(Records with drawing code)

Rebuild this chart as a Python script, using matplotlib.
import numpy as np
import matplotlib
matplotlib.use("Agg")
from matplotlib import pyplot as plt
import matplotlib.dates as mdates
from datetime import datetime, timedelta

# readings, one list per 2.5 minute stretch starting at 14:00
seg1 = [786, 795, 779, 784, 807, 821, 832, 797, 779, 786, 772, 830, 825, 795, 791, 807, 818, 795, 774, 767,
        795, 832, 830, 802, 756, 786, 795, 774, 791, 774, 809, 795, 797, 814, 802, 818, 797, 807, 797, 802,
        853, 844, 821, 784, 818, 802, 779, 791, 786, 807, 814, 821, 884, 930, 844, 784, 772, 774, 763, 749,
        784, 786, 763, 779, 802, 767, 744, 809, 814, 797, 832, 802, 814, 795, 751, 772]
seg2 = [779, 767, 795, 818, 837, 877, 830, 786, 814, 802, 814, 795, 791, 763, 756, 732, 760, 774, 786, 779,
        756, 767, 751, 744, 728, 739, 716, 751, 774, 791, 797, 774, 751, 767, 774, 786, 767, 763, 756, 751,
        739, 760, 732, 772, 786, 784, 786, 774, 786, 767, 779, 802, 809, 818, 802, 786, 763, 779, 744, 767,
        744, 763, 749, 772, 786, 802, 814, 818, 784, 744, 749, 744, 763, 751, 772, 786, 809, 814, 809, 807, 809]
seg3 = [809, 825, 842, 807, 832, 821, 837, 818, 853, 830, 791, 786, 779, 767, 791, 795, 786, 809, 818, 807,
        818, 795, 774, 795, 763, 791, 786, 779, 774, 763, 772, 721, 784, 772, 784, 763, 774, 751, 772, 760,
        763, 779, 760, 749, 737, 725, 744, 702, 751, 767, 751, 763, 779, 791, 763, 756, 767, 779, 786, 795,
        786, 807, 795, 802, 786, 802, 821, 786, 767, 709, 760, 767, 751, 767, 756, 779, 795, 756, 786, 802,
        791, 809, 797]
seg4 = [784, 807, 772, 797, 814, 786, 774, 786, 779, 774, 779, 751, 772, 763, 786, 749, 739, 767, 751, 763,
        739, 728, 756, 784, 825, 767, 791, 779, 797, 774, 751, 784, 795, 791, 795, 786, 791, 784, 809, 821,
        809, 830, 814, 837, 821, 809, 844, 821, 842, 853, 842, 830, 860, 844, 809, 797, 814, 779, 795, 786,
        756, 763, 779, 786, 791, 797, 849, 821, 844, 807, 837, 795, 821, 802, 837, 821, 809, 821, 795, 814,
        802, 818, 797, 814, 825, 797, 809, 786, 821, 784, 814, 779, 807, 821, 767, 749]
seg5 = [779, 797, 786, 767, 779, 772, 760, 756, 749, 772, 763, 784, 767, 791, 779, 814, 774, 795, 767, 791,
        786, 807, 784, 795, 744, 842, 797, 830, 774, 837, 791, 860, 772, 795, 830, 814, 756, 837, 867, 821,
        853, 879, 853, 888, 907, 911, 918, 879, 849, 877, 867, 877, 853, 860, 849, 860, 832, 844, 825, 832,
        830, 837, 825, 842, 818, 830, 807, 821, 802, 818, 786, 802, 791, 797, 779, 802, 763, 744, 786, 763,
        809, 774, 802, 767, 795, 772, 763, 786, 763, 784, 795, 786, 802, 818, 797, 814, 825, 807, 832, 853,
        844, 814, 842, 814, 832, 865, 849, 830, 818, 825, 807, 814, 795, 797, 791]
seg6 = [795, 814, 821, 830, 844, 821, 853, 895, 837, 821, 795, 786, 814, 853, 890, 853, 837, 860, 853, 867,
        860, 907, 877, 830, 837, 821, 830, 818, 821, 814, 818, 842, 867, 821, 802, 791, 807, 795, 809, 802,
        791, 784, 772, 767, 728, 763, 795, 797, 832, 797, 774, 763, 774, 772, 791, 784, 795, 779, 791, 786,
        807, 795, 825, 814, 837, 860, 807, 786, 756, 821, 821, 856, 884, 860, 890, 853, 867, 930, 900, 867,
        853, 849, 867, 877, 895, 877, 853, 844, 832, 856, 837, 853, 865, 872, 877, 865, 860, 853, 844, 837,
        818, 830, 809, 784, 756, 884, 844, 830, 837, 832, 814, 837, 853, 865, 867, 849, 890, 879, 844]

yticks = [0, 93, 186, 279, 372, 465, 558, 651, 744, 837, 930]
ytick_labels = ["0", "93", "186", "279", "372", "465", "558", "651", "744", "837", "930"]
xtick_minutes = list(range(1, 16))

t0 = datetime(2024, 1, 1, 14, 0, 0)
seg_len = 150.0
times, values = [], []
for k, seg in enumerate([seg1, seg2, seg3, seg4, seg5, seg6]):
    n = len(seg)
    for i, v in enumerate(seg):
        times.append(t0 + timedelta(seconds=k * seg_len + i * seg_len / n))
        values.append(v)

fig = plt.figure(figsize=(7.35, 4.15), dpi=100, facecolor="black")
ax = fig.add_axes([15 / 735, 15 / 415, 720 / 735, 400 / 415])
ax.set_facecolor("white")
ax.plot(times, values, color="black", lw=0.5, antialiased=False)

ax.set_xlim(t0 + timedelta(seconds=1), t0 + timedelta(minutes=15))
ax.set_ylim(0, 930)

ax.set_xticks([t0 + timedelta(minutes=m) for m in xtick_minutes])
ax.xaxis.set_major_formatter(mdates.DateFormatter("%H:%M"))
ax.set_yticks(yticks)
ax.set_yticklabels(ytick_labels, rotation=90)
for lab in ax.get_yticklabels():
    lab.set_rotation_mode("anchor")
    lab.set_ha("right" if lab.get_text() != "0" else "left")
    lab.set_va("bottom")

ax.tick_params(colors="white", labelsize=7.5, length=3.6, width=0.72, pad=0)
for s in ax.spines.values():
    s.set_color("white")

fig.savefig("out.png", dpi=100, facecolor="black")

---

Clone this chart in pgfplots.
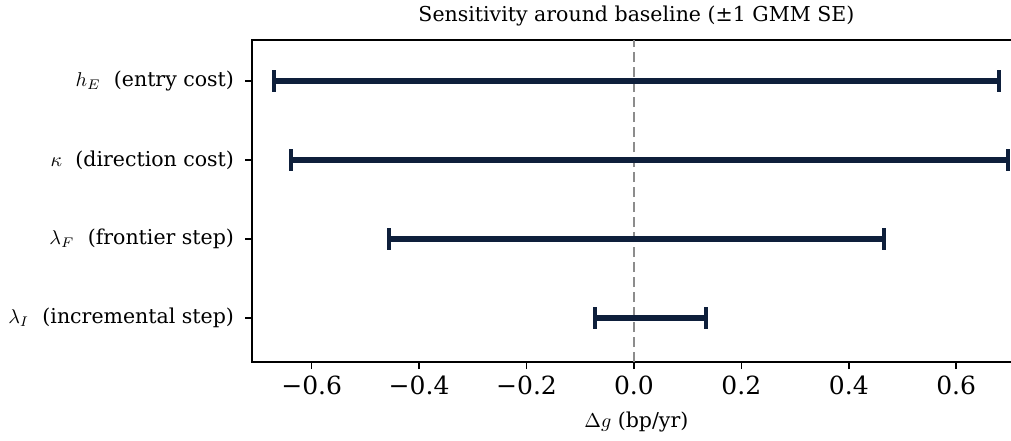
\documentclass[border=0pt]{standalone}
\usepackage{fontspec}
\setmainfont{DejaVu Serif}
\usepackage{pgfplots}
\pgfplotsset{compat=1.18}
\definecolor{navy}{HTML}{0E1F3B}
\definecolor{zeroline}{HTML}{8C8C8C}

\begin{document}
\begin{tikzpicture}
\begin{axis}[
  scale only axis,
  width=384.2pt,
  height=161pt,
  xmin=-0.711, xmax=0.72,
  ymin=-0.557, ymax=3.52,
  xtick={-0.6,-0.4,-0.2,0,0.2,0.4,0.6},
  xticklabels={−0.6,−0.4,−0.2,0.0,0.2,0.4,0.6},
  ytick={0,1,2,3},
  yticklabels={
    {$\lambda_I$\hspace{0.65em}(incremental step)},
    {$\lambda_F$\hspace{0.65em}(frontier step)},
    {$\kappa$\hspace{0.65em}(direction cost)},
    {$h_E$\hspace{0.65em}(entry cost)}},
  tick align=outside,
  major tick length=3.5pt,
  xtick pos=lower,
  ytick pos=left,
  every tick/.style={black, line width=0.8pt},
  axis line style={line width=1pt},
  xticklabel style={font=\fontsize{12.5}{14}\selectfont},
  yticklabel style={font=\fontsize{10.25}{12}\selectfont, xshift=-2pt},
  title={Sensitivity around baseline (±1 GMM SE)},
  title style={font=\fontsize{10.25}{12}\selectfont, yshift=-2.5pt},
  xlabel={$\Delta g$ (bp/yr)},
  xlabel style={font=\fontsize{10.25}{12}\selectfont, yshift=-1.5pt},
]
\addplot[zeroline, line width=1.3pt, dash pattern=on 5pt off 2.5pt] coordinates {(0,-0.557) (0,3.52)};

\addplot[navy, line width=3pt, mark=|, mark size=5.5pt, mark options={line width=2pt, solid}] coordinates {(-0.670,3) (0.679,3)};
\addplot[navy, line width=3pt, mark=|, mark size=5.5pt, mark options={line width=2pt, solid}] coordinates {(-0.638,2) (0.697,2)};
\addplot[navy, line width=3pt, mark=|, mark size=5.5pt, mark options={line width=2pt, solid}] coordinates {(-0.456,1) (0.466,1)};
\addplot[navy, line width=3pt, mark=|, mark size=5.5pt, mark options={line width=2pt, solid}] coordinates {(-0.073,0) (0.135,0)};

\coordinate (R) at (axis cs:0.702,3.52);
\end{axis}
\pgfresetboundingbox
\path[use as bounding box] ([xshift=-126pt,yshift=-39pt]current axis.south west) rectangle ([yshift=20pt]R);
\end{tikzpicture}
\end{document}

• **What is required**: Above are records; repeat only the lines starting at the line with "Rebuild this chart" and ending at the line with "from datetime import datetime, timedelta", exactly as they appear, both included.

• **Exercise solution**:
Rebuild this chart as a Python script, using matplotlib.
import numpy as np
import matplotlib
matplotlib.use("Agg")
from matplotlib import pyplot as plt
import matplotlib.dates as mdates
from datetime import datetime, timedelta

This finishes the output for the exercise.